M. [Z] et la société Magis sont devenus parties à l’instance du fait leur intervention forcée par La Monnaie de [Localité 12], qui les a appelés en garantie sur le fondement de la responsabilité contractuelle au titre des seules oeuvres exposées, à savoir « La Nona Ora », «La Rivoluzione Siamo Noi », « Him » et « Le petit [Z] de Rotterdam », aucun lien juridique n’étant pour autant créé, du fait de cette intervention forcée, entre M. [Z], la société Magis, appelés en garantie, et le demandeur principal, M. [I] [X].

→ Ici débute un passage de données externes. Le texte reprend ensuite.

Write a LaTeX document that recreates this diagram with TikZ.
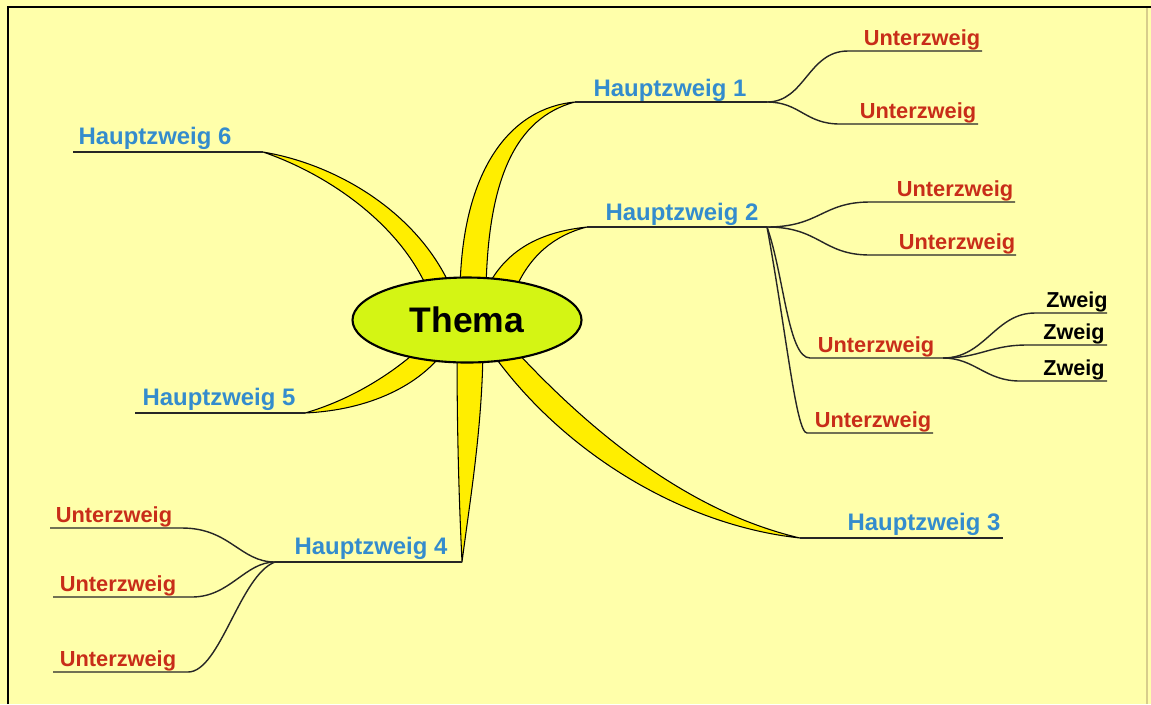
\documentclass[tikz,border=0pt]{standalone}
\usepackage{fontspec}
\setsansfont{Liberation Sans}
\usetikzlibrary{shapes.geometric}
\definecolor{bgyellow}{RGB}{255,255,170}
\definecolor{hblue}{RGB}{52,140,205}
\definecolor{ured}{RGB}{200,45,25}
\definecolor{wyellow}{RGB}{255,238,0}
\definecolor{thfill}{RGB}{212,245,20}
\definecolor{edgetan}{RGB}{215,205,140}
\tikzset{
  hz/.style={font=\sffamily\bfseries\fontsize{13.6}{15}\selectfont, text=hblue, inner sep=0pt, anchor=base},
  uz/.style={font=\sffamily\bfseries\fontsize{12.4}{14}\selectfont, text=ured, inner sep=0pt, anchor=base},
  zw/.style={font=\sffamily\bfseries\fontsize{12.3}{14}\selectfont, text=black, inner sep=0pt, anchor=base},
  ln/.style={line width=0.8pt, draw=black!85},
  wedge/.style={fill=wyellow, draw=black, line width=0.6pt, line join=round},
  thema/.style={ellipse, draw=black, line width=1.2pt, fill=thfill, minimum width=229\pxu, minimum height=85\pxu, inner sep=0pt, font=\sffamily\bfseries\fontsize{20.2}{22}\selectfont},
}
\newlength{\pxu}
\setlength{\pxu}{0.02cm}
\begin{document}
\begin{tikzpicture}[x=0.02cm,y=-0.02cm]
\useasboundingbox (0,0) rectangle (1151,704);
\fill[bgyellow] (0,0) rectangle (1151,704);
% frame
\draw[line width=1.2pt, black] (8,704) -- (8,7) -- (1151,7);
\draw[line width=0.8pt, edgetan] (1147,8) -- (1147,704);

% ---- coordinates of underlines ----
\coordinate (h1a) at (575,102); \coordinate (h1b) at (767,102);
\coordinate (h2a) at (587,227); \coordinate (h2b) at (767,227);
\coordinate (h3a) at (800,538); \coordinate (h3b) at (1003,538);
\coordinate (h4a) at (275,562); \coordinate (h4b) at (462,562);
\coordinate (h5a) at (135,413); \coordinate (h5b) at (305,413);
\coordinate (h6a) at (73,152);  \coordinate (h6b) at (263,152);

\coordinate (u1aa) at (848,51);  \coordinate (u1ab) at (982,51);
\coordinate (u1ba) at (840,124); \coordinate (u1bb) at (978,124);
\coordinate (u2aa) at (870,202); \coordinate (u2ab) at (1015,202);
\coordinate (u2ba) at (870,255); \coordinate (u2bb) at (1016,255);
\coordinate (u2ca) at (810,358); \coordinate (u2cb) at (943,358);
\coordinate (u2da) at (807,433); \coordinate (u2db) at (933,433);
\coordinate (u4aa) at (50,528);  \coordinate (u4ab) at (182,528);
\coordinate (u4ba) at (53,597);  \coordinate (u4bb) at (192,597);
\coordinate (u4ca) at (53,672);  \coordinate (u4cb) at (188,672);
\coordinate (z1a) at (1035,313); \coordinate (z1b) at (1107,313);
\coordinate (z2a) at (1027,345); \coordinate (z2b) at (1107,345);
\coordinate (z3a) at (1020,381); \coordinate (z3b) at (1107,381);

% ---- yellow main branches ----
\draw[wedge] (h1a) .. controls (510,108) and (462,170) .. (460,290) -- (486,290) .. controls (488,180) and (515,118) .. (h1a) -- cycle;
\draw[wedge] (h2a) .. controls (540,232) and (505,250) .. (486,290) -- (515,290) .. controls (530,255) and (555,235) .. (h2a) -- cycle;
\draw[wedge] (h6b) .. controls (340,165) and (420,215) .. (452,290) -- (428,290) .. controls (400,225) and (330,175) .. (h6b) -- cycle;
\draw[wedge] (h5b) .. controls (350,400) and (390,375) .. (418,350) -- (445,350) .. controls (420,385) and (370,410) .. (h5b) -- cycle;
\draw[wedge] (h4b) .. controls (460,520) and (457,450) .. (457,350) -- (483,350) .. controls (482,430) and (470,500) .. (h4b) -- cycle;
\draw[wedge] (h3a) .. controls (680,510) and (580,420) .. (515,350) -- (490,350) .. controls (560,450) and (680,525) .. (h3a) -- cycle;

% ---- central topic ----
\node[thema] (thema) at (467,320) {Thema};

% ---- main underlines ----
\foreach \a/\b in {h1a/h1b,h2a/h2b,h3a/h3b,h4a/h4b,h5a/h5b,h6a/h6b}
  \draw[ln] (\a) -- (\b);

% ---- sub branches ----
\draw[ln] (h1b) .. controls (805,102) and (808,51) .. (u1aa) -- (u1ab);
\draw[ln] (h1b) .. controls (800,102) and (805,124) .. (u1ba) -- (u1bb);
\draw[ln] (h2b) .. controls (820,227) and (822,202) .. (u2aa) -- (u2ab);
\draw[ln] (h2b) .. controls (820,227) and (822,255) .. (u2ba) -- (u2bb);
\draw[ln] (h2b) .. controls (784,275) and (788,358) .. (u2ca) -- (u2cb);
\draw[ln] (h2b) .. controls (786,330) and (796,433) .. (u2da) -- (u2db);
\draw[ln] (u2cb) .. controls (985,358) and (995,313) .. (z1a) -- (z1b);
\draw[ln] (u2cb) .. controls (980,358) and (990,345) .. (z2a) -- (z2b);
\draw[ln] (u2cb) .. controls (975,358) and (985,381) .. (z3a) -- (z3b);
\draw[ln] (h4a) .. controls (240,562) and (230,528) .. (u4ab) -- (u4aa);
\draw[ln] (h4a) .. controls (245,562) and (230,597) .. (u4bb) -- (u4ba);
\draw[ln] (h4a) .. controls (240,575) and (220,672) .. (u4cb) -- (u4ca);

% ---- labels ----
\node[hz] (l1) at (670,96)  {Hauptzweig 1};
\node[hz] (l2) at (682,220) {Hauptzweig 2};
\node[hz] (l3) at (924,530) {Hauptzweig 3};
\node[hz] (l4) at (371,554) {Hauptzweig 4};
\node[hz] (l5) at (219,405) {Hauptzweig 5};
\node[hz] (l6) at (155,144) {Hauptzweig 6};

\node[uz] (t1a) at (922,45)  {Unterzweig};
\node[uz] (t1b) at (918,118) {Unterzweig};
\node[uz] (t2a) at (955,196) {Unterzweig};
\node[uz] (t2b) at (957,249) {Unterzweig};
\node[uz] (t2c) at (876,352) {Unterzweig};
\node[uz] (t2d) at (873,427) {Unterzweig};
\node[uz] (t4a) at (114,522) {Unterzweig};
\node[uz] (t4b) at (118,591) {Unterzweig};
\node[uz] (t4c) at (118,666) {Unterzweig};

\node[zw] (w1) at (1077,307) {Zweig};
\node[zw] (w2) at (1074,339) {Zweig};
\node[zw] (w3) at (1074,375) {Zweig};
\end{tikzpicture}
\end{document}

Dès lors, et ainsi que l’a retenu le tribunal par des motifs que la cour adopte, faute d’avoir assigné en personne [O] [Z], auteur présumé des oeuvres dont il revendique la titularité des droits, [I] [X] doit être déclaré irrecevable en toutes ses demandes en contrefaçon de droits d’auteur.
LA COUR,
Confirme le jugement entrepris en toutes ses dispositions,
Y ajoutant,
Rejette la demande de M. [X] de dire que le jugement du 28 février 2020 est revêtu de l’autorité de la chose jugée ;
Condamne M. [I] [X] aux dépens d’appel, et vu l’article 700 du code de procédure civile, le condamne à verser à ce titre, aux sociétés Galerie [T] [L] et Turenne Editions, la somme globale de 5 000 euros, et à La Monnaie de [Localité 12], la somme de 5 000 euros.